The column begins “This week’s district court decision . . . dismissed all charges against the five Feltex directors . . .” and later this reinforced by “The directors were found not guilty on the MED charges . . .”. Further, the photograph of the directors is firmly captioned “CLEARED: Feltex directors”.
Mr Gaynor also went to considerable length to explain and detail Judge Doogue’s judgment, especially noting why the directors were found not guilty and citing her sharply critical comments about the Ernst and Young auditors.
The complainant suggested that the comment “as most investors, with the notable exception of the Feltex directors, realised that the company had serious problems” was entirely unsupported by any factual basis.
However, the writer is being sarcastic. He knows that the directors knew they had serious problems, but he is using irony for deliberate effect, after pointing out that the then Chairman had rejected calls for up-to-date financial information during heated questioning at the Feltex ASM in December 2005.
In any case, the Press Council is of the view that Mr Gaynor was entitled to express his opinion that the directors could have done more to keep investors better informed.
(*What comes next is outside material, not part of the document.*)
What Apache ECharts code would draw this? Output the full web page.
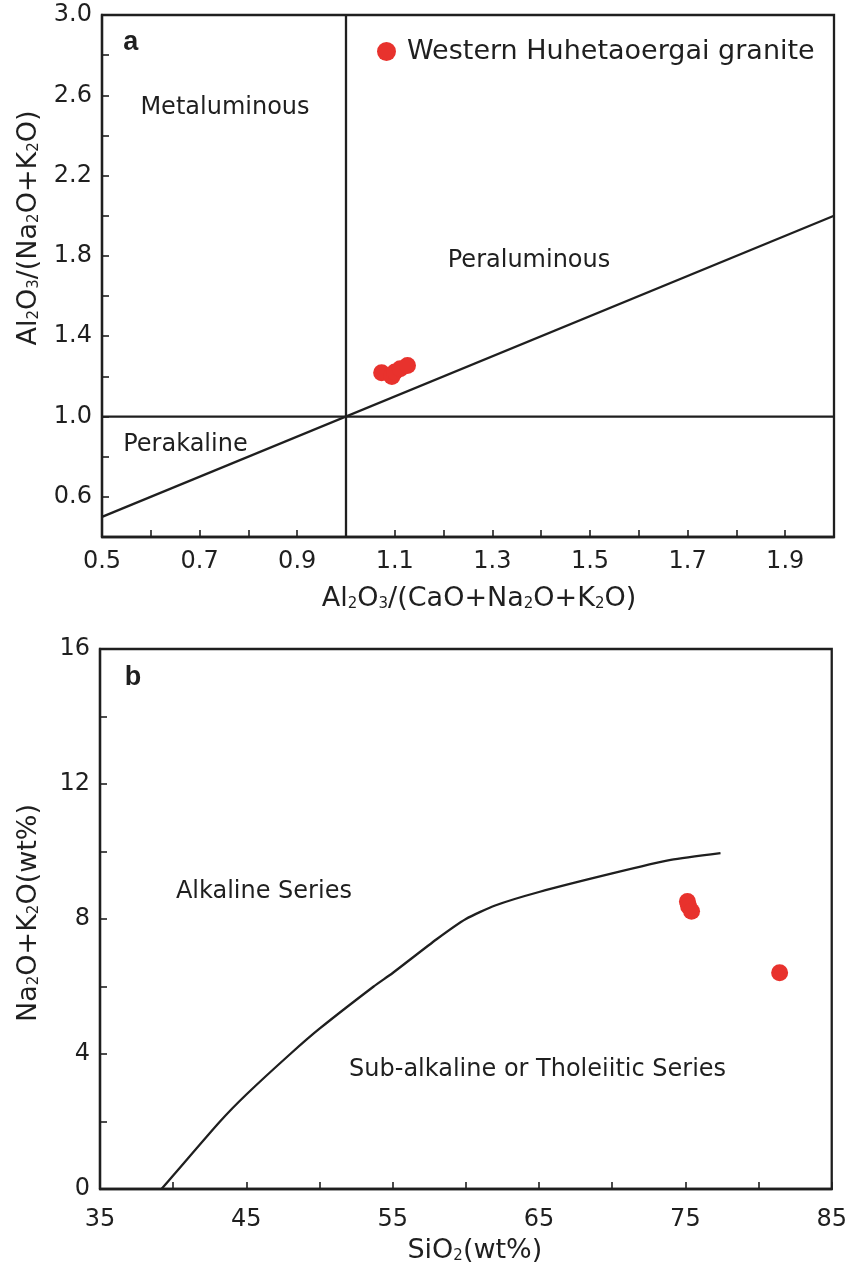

That is, they may have taken “all reasonable steps to ensure they complied with the law”, but they may also have chosen to go beyond the (incorrect) advice from the auditors and disclose the breach of the loan facility in the report for the half year ending December 2005.
He had noted the “frequent requests” for better and more up-to-date information at the ASM. He might also have noted the significant criticism by the Securities Commission in its report (October 2007) into Feltex Carpets Ltd – IPO Prospectus, Financial Reporting and Continuous Disclosure.
The Commission concluded that changes to a loan facility with Feltex by the ANZ Bank “were material information that a reasonable person would expect to affect the price or value of listed securities, if the information were generally available to the market . . .” and that “Feltex should have disclosed these changes to the market on 27 October 2005”.
The Securities Commission explained that failure to comply with the continuous disclosure provisions of the New Zealand stock market incurs civil liability for a company but, as Feltex was no longer trading and had no material assets, the Commission could not pursue action against the company for its failure to disclose the information.
Obviously, no one could be held responsible.
As far as the complaint against the comment that “The Feltex IPO was clearly an exercise of dressing up mutton to look like lamb” is concerned, the use of that common idiomatic expression is hardly material in the overall context of the column. Further, in the Council’s view, it is clearly Mr Gaynor’s opinion and justifiable within what is equally clearly an opinion piece.
The nub of this complaint is that Mr Gaynor’s commentary was unfair and unbalanced in that despite a District Court judgment in favour of Mr Thomas and the other directors, Mr Gaynor implied that they were somehow to blame for the failure of Feltex.
Instead, it seems to the Press Council that Mr Gaynor was primarily using the court’s verdict to raise legitimate questions about the lack of definition of corporate responsibility in New Zealand.
The heading (“Feltex ruling revives familiar debate”), the introduction (Lack of corporate responsibility means the buck is passed around and around”) and the opening sentence (“This week’s district court decision, which dismissed all charges against the five Feltex directors, has reignited the debate about corporate responsibility”) combine to point to the possible consequences of the court’s ruling.
The theme is neatly summed up towards the end: the “expert” advisors, Ernst and Young, had not performed to a professional standard (in the words of Judge Doogue), but only directors, not auditors, can be prosecuted under this section of the Financial Reporting Act, and the directors could not be held responsible because they had (quite properly) relied on the “expert” advice.
The whole thrust of the column develops the argument that clear lines of responsibility need to be established for the financial reporting process.
The Press Council does not accept the claim that this column unfairly and inaccurately blames and denigrates Mr Thomas and the other directors.
The associated complaints about misleading by commission or omission and a lack of balance are also not upheld.
The complainant requested that the Press Council recommend a correction, an apology and a contribution towards costs. All are consequently nullified. However, it should be noted that the Press Council has no power to make such recommendations.
In part, the New Zealand Press Council was established to provide an independent forum for the resolution of complaints, cost-free to both parties.
Press Council members considering this complaint were Pip Bruce Ferguson, Kate Coughlan, Sandy Gill, Penny Harding, Keith Lees, Lynn Scott and Stephen Stewart.
Barry Paterson, Chris Darlow and John Roughan took no part in the consideration of this complaint.